**Provided entries**
○ ○ ○ ○
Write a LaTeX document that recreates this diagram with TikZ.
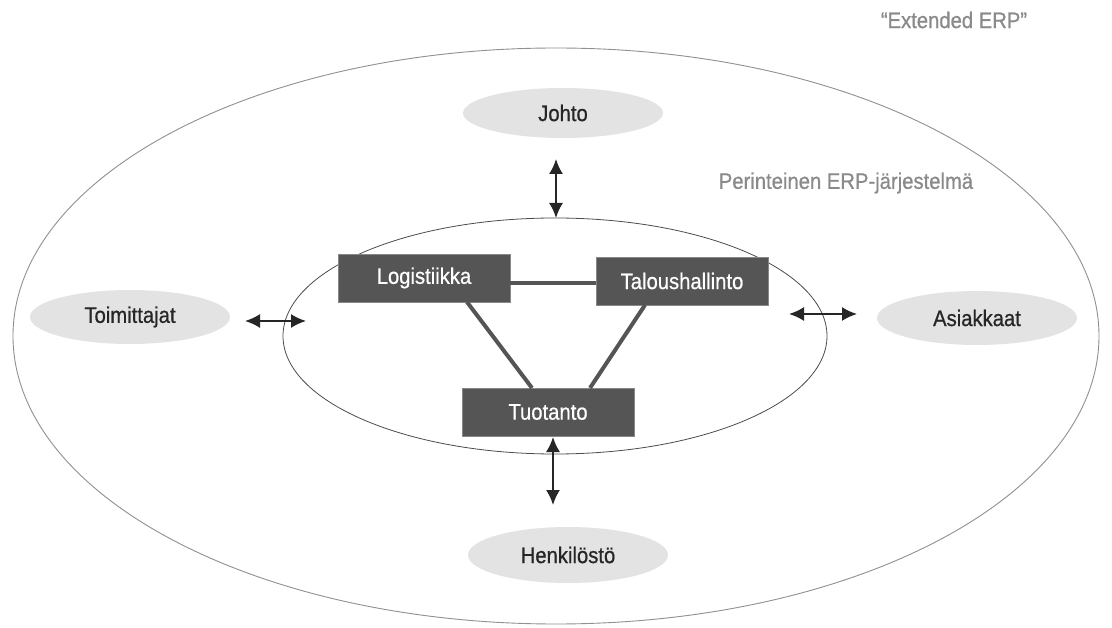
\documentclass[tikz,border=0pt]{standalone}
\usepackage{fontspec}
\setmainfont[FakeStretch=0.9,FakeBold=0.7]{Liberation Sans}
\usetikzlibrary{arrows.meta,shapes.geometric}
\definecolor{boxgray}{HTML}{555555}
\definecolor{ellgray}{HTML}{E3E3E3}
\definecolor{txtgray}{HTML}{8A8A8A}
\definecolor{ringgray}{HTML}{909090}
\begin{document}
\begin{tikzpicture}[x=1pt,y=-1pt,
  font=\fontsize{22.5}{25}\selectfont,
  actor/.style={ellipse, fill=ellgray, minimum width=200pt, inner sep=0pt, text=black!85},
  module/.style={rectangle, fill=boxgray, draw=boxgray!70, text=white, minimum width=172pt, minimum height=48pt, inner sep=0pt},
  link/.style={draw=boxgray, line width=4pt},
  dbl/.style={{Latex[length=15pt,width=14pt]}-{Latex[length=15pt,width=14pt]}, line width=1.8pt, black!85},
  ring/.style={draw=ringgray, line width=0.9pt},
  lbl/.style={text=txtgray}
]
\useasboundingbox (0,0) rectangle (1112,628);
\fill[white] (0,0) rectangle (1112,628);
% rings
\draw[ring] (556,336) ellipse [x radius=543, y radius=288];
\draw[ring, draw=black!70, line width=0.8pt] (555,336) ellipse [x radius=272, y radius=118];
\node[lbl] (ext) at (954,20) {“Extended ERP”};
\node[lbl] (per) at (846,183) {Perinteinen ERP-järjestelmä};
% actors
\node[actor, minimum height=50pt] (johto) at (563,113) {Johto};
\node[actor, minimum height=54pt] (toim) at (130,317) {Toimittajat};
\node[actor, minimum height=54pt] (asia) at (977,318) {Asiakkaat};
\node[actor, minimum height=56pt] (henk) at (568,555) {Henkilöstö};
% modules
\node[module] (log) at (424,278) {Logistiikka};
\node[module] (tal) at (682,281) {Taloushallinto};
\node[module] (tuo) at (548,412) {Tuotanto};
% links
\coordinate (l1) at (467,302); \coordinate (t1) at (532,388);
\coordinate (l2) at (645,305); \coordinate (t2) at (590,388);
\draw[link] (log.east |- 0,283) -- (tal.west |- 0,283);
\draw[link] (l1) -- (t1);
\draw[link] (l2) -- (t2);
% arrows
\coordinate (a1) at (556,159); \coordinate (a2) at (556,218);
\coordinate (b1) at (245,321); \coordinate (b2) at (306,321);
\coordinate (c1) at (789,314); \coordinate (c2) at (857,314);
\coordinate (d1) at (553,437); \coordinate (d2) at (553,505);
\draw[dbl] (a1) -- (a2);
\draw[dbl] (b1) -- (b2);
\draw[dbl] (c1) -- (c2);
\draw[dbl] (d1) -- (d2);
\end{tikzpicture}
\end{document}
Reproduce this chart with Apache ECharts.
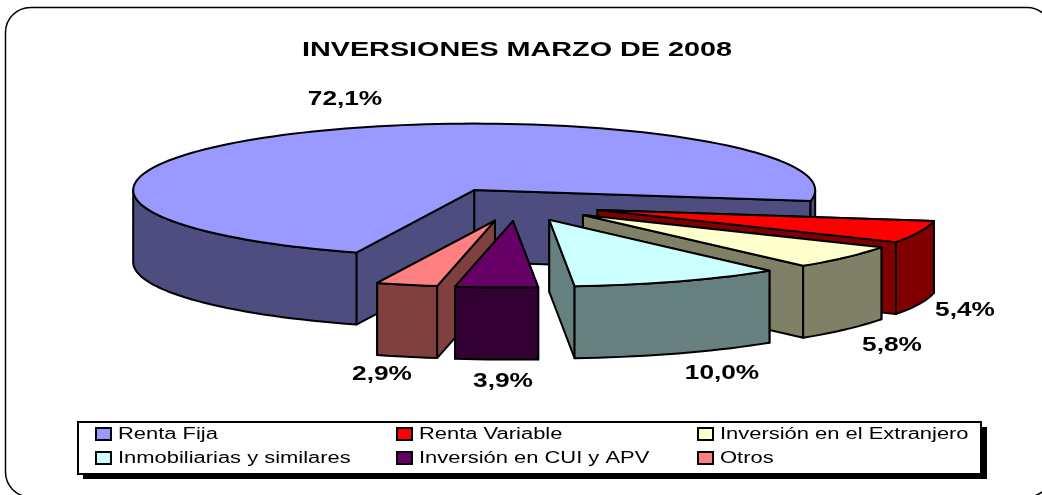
○ ○ ○ ○
**Exercise**
Of all the lines in the listing above, how many include "this"? Write only the number.

**Completed task**
2